Czy rzeczywiście jest tak, jak twierdzi Bruksela – że bez czystych technologii węglowych energetyka węglowa nie ma przyszłości?
Paweł Olechnowicz:
Mówiąc o miksie energetycznym na najbliższe dziesięciolecia, bez wątpienia mówimy przede wszystkim o węglu, który cały czas jest podstawą energetyki nie tylko w Polsce, gdzie produkuje się z niego ponad 90 proc. energii elektrycznej. A gdy mówimy o węglu, mówimy także o emisji dwutlenku węgla. Jednak musimy pamiętać, że bez obniżania poziomu emisji tego gazu świat czeka zagłada. Dlatego tak ważne jest badanie nowych technologii, w tym CCS, czyli wychwytywania i podziemnego składowania dwutlenku węgla. Ważna jest też oczywiście poprawa sprawności elektrowni, co przecież zmniejsza emisję gazów cieplarnianych.
Ale gdy mówimy o wyższej sprawności elektrowni, to trzeba przecież pamiętać, że zastosowanie CCS właśnie ją obniża...

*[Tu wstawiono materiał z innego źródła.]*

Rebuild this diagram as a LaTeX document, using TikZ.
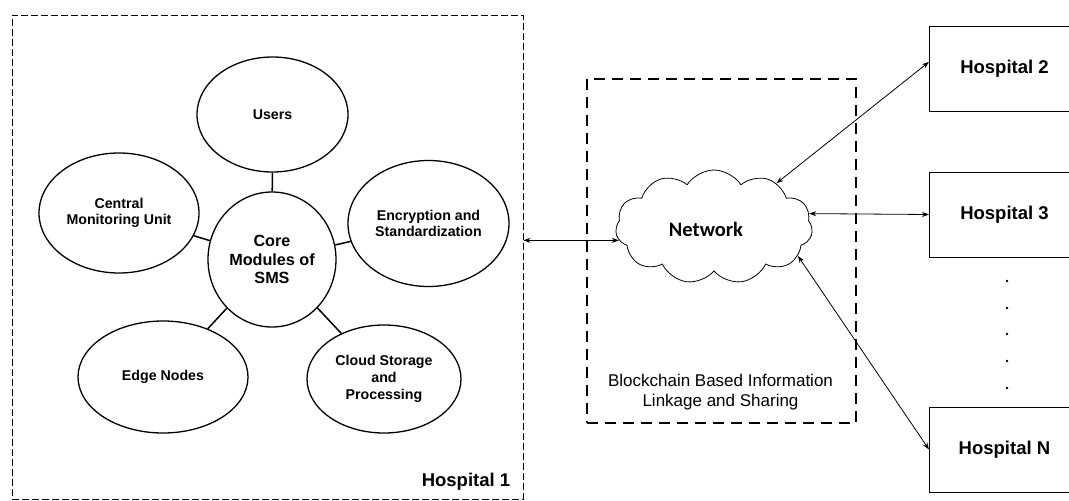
\documentclass[tikz,border=0pt]{standalone}
\usepackage{fontspec}
\setmainfont{Liberation Sans}
\newfontfamily\calibfont{Carlito}
\usetikzlibrary{shapes.geometric,shapes.symbols,arrows.meta}
\begin{document}
\begin{tikzpicture}[x=1pt,y=-1pt,
  module/.style={ellipse,draw,line width=1.3pt,inner sep=0pt,align=center,
    font=\fontsize{14.2}{16.7}\selectfont\bfseries},
  hospbox/.style={rectangle,draw,line width=0.9pt,minimum width=150pt,
    minimum height=85pt,inner sep=0pt,font=\fontsize{18.5}{22}\selectfont\bfseries},
  link/.style={line width=1.5pt},
  biarrow/.style={line width=0.8pt,{Stealth[length=7pt,width=5pt]}-{Stealth[length=7pt,width=5pt]}},
]
\useasboundingbox (0,0) rectangle (1069,501);

% Hospital 1 frame
\node[draw,dashed,dash pattern=on 7pt off 3pt,line width=0.8pt,minimum width=511pt,
  minimum height=484pt,inner sep=0pt] (h1) at (267.5,257) {};
\node[font=\fontsize{18.5}{22}\selectfont\bfseries] (h1label) at (466,482) {Hospital 1};

% core modules
\node[module,minimum width=128pt,minimum height=135pt,font=\fontsize{16.2}{18.3}\selectfont\bfseries]
  (core) at (272,259.5) {Core\\Modules of\\SMS};
\node[module,minimum width=151pt,minimum height=115pt] (users) at (272.5,114.5) {Users};
\node[module,minimum width=160pt,minimum height=120pt] (cmu) at (119,213) {Central\\Monitoring Unit};
\node[module,minimum width=161pt,minimum height=126pt] (enc) at (428.5,223.5) {Encryption and\\Standardization};
\node[module,minimum width=170pt,minimum height=112pt] (edge) at (163,377) {Edge Nodes};
\node[module,minimum width=154pt,minimum height=108pt] (cloudst) at (384,379) {Cloud Storage\\and\\Processing};

\draw[link] (core) -- (users);
\draw[link] (core) -- (cmu);
\draw[link] (core) -- (enc);
\draw[link] (core) -- (edge);
\draw[link] (core) -- (cloudst);

% blockchain network frame
\node[draw,line width=2.6pt,dash pattern=on 11pt off 7pt,minimum width=269pt,
  minimum height=344pt,inner sep=0pt] (chain) at (721.5,251) {};
\node[align=center,font=\fontsize{17}{20.5}\selectfont] (chainlabel) at (720.5,392)
  {Blockchain Based Information\\Linkage and Sharing};

% network cloud
\node[cloud,draw,cloud puffs=11,cloud puff arc=115,aspect=1.75,minimum width=197pt,
  minimum height=114pt,inner sep=0pt,line width=0.8pt] (net) at (714,227) {};
\node[font=\fontsize{20.5}{24}\selectfont\calibfont\bfseries] (netlabel) at (706,229) {Network};

% other hospitals
\node[hospbox,anchor=west] (h2) at (929,68.5) {Hospital 2};
\node[hospbox,anchor=west] (h3) at (929,214.5) {Hospital 3};
\node[hospbox,anchor=west] (hn) at (929,449.5) {Hospital N};
\foreach \yy in {281,308,334,361,388} \fill (1007,\yy) circle (1.4pt);

% links
\draw[biarrow] (h1.east |- net.188) -- (net.188);
\draw[biarrow] (h2.175) -- (net.35);
\draw[biarrow] (h3.west) -- (net.8);
\draw[biarrow] (hn.west) -- (net.-19);
\end{tikzpicture}
\end{document}
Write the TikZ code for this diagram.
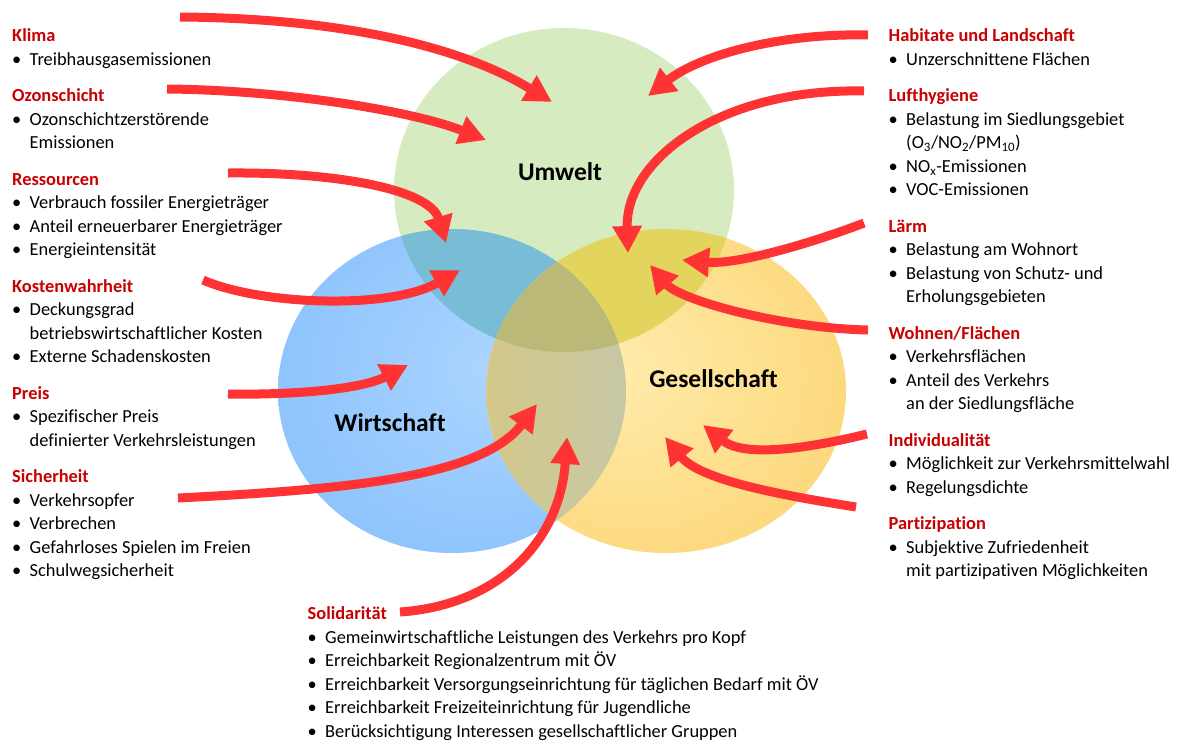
\documentclass[tikz,border=0pt]{standalone}
\usepackage{fontspec}
\setmainfont{Carlito}[Ligatures={NoCommon}]
\usetikzlibrary{arrows.meta}

\definecolor{arrowred}{RGB}{255,51,51}
\definecolor{hdrred}{RGB}{200,0,0}
\definecolor{grnfill}{RGB}{214,236,192}
\definecolor{gbfill}{RGB}{121,188,214}
\definecolor{gyfill}{RGB}{226,212,92}
\definecolor{byleft}{RGB}{212,200,138}
\definecolor{byright}{RGB}{198,200,164}
\definecolor{gbyfill}{RGB}{186,185,120}

% soft radial fills of the two lower ellipses
\pgfdeclareradialshading{blueball}{\pgfpoint{8bp}{4bp}}{rgb(0bp)=(0.68,0.84,1); rgb(27bp)=(0.56,0.77,0.99); rgb(50bp)=(0.56,0.77,0.99)}
\pgfdeclareradialshading{yellowball}{\pgfpoint{-8bp}{4bp}}{rgb(0bp)=(1,0.925,0.68); rgb(29bp)=(0.99,0.85,0.49); rgb(50bp)=(0.99,0.85,0.49)}

% list helpers: red header, bullet item, continuation line
\newcommand\hdr[1]{\rule{0pt}{15pt}{\color{hdrred}\bfseries #1}}
\newcommand\itm[1]{\makebox[17.5pt][l]{\textbullet}#1}
\newcommand\cnt[1]{\hspace*{17.5pt}#1}

\begin{document}
\begin{tikzpicture}[x=1pt,y=-1pt,
  ellG/.style={insert path={(564,190) ellipse [x radius=170, y radius=162]}},
  ellB/.style={insert path={(452,391) ellipse [x radius=174, y radius=162]}},
  ellY/.style={insert path={(666,391) ellipse [x radius=180, y radius=162]}},
  flow/.style={draw=arrowred, line width=9pt, -{Triangle[length=27pt,width=28pt]}},
  grp/.style={anchor=north west, inner sep=0pt, align=left, font=\fontsize{18.4}{23.5}\selectfont},
  circlabel/.style={anchor=base, inner sep=0pt, font=\fontsize{25.5}{30}\selectfont\bfseries}]

\fill[white] (0,0) rectangle (1185,740);
\useasboundingbox (0,0) rectangle (1185,740);

% the three ellipses
\fill[grnfill, ellG];
\shade[shading=blueball, ellB];
\shade[shading=yellowball, ellY];

% overlaps
\begin{scope}
  \clip[ellG];
  \fill[gbfill, ellB];
\end{scope}
\begin{scope}
  \clip[ellG];
  \fill[gyfill, ellY];
\end{scope}
\begin{scope}
  \clip[ellB];
  \clip[ellY];
  \shade[left color=byleft, right color=byright] (486,229) rectangle (626,553);
\end{scope}
\begin{scope}
  \clip[ellG];
  \clip[ellB];
  \fill[gbyfill, ellY];
\end{scope}

% circle titles
\node[circlabel] (umwelt) at (560,180.5) {Umwelt};
\node[circlabel] (wirtschaft) at (390,431.5) {Wirtschaft};
\node[circlabel] (gesellschaft) at (713.5,387) {Gesellschaft};

% left column
\node[grp] (klima) at (12,26.7) {\hdr{Klima}\\ \itm{Treibhausgasemissionen}};
\node[grp] (ozon) at (12,86.7) {\hdr{Ozonschicht}\\ \itm{Ozonschichtzerstörende}\\ \cnt{Emissionen}};
\node[grp] (ress) at (12,170.2) {\hdr{Ressourcen}\\ \itm{Verbrauch fossiler Energieträger}\\ \itm{Anteil erneuerbarer Energieträger}\\ \itm{Energieintensität}};
\node[grp] (kosten) at (12,277.2) {\hdr{Kostenwahrheit}\\ \itm{Deckungsgrad}\\ \cnt{betriebswirtschaftlicher Kosten}\\ \itm{Externe Schadenskosten}};
\node[grp] (preis) at (12,384.2) {\hdr{Preis}\\ \itm{Spezifischer Preis}\\ \cnt{definierter Verkehrsleistungen}};
\node[grp] (sicher) at (12,467.7) {\hdr{Sicherheit}\\ \itm{Verkehrsopfer}\\ \itm{Verbrechen}\\ \itm{Gefahrloses Spielen im Freien}\\ \itm{Schulwegsicherheit}};

% right column
\node[grp] (habitat) at (888.5,26.7) {\hdr{Habitate und Landschaft}\\ \itm{Unzerschnittene Flächen}};
\node[grp] (luft) at (888.5,86.7) {\hdr{Lufthygiene}\\ \itm{Belastung im Siedlungsgebiet}\\ \cnt{(O\textsubscript{3}/NO\textsubscript{2}/PM\textsubscript{10})}\\ \itm{NO\textsubscript{x}-Emissionen}\\ \itm{VOC-Emissionen}};
\node[grp] (laerm) at (888.5,217.2) {\hdr{Lärm}\\ \itm{Belastung am Wohnort}\\ \itm{Belastung von Schutz- und}\\ \cnt{Erholungsgebieten}};
\node[grp] (wohnen) at (888.5,324.2) {\hdr{Wohnen/Flächen}\\ \itm{Verkehrsflächen}\\ \itm{Anteil des Verkehrs}\\ \cnt{an der Siedlungsfläche}};
\node[grp] (indiv) at (888.5,431.2) {\hdr{Individualität}\\ \itm{Möglichkeit zur Verkehrsmittelwahl}\\ \itm{Regelungsdichte}};
\node[grp] (partiz) at (888.5,514.7) {\hdr{Partizipation}\\ \itm{Subjektive Zufriedenheit}\\ \cnt{mit partizipativen Möglichkeiten}};

% bottom block
\node[grp] (soli) at (307.5,604.5) {\hdr{Solidarität}\\ \itm{Gemeinwirtschaftliche Leistungen des Verkehrs pro Kopf}\\ \itm{Erreichbarkeit Regionalzentrum mit ÖV}\\ \itm{Erreichbarkeit Versorgungseinrichtung für täglichen Bedarf mit ÖV}\\ \itm{Erreichbarkeit Freizeiteinrichtung für Jugendliche}\\ \itm{Berücksichtigung Interessen gesellschaftlicher Gruppen}};

% arrow ends
\coordinate (klimaT) at (180,17);   \coordinate (klimaH) at (552,102);
\coordinate (ozonT) at (167,89);    \coordinate (ozonH) at (486,140);
\coordinate (ressT) at (228,173);   \coordinate (ressH) at (446,243);
\coordinate (kostenT) at (203,280); \coordinate (kostenH) at (460,270);
\coordinate (preisT) at (228,394);  \coordinate (preisH) at (408,365);
\coordinate (sicherT) at (178,498); \coordinate (sicherH) at (537,404);
\coordinate (soliT) at (400,612);   \coordinate (soliH) at (567,437);
\coordinate (habitatT) at (868,35); \coordinate (habitatH) at (648,96);
\coordinate (luftT) at (864,91);    \coordinate (luftH) at (628,253);
\coordinate (laermT) at (864,223);  \coordinate (laermH) at (682,260);
\coordinate (wohnenT) at (868,330); \coordinate (wohnenH) at (650,265);
\coordinate (indivT) at (867,434);  \coordinate (indivH) at (703,425);
\coordinate (partizT) at (856,507); \coordinate (partizH) at (665,437);

% arrows
\draw[flow] (klimaT) .. controls (320,18) and (450,40) .. (klimaH);
\draw[flow] (ozonT) .. controls (280,90) and (410,110) .. (ozonH);
\draw[flow] (ressT) .. controls (340,172) and (430,190) .. (ressH);
\draw[flow] (kostenT) .. controls (260,305) and (390,310) .. (kostenH);
\draw[flow] (preisT) .. controls (290,395) and (360,390) .. (preisH);
\draw[flow] (sicherT) .. controls (330,490) and (480,480) .. (sicherH);
\draw[flow] (soliT) .. controls (500,605) and (560,540) .. (soliH);
\draw[flow] (habitatT) .. controls (780,33) and (700,55) .. (habitatH);
\draw[flow] (luftT) .. controls (720,88) and (625,160) .. (luftH);
\draw[flow] (laermT) .. controls (820,240) and (740,265) .. (laermH);
\draw[flow] (wohnenT) .. controls (780,328) and (680,300) .. (wohnenH);
\draw[flow] (indivT) .. controls (810,448) and (745,458) .. (indivH);
\draw[flow] (partizT) .. controls (780,495) and (700,480) .. (partizH);
\end{tikzpicture}
\end{document}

Dlatego właśnie ja nie twierdzę, że CCS jest wyjściem idealnym, bo ten problem trzeba oczywiście rozwiązać. Ale na pewno na dziś to właśnie technologia CCS jest tym rozwiązaniem, które należy badać, by się dowiedzieć, czy metoda ta może mieć zastosowanie w skali komercyjnej. Bez tego trudno będzie Polsce obronić pozycję węgla.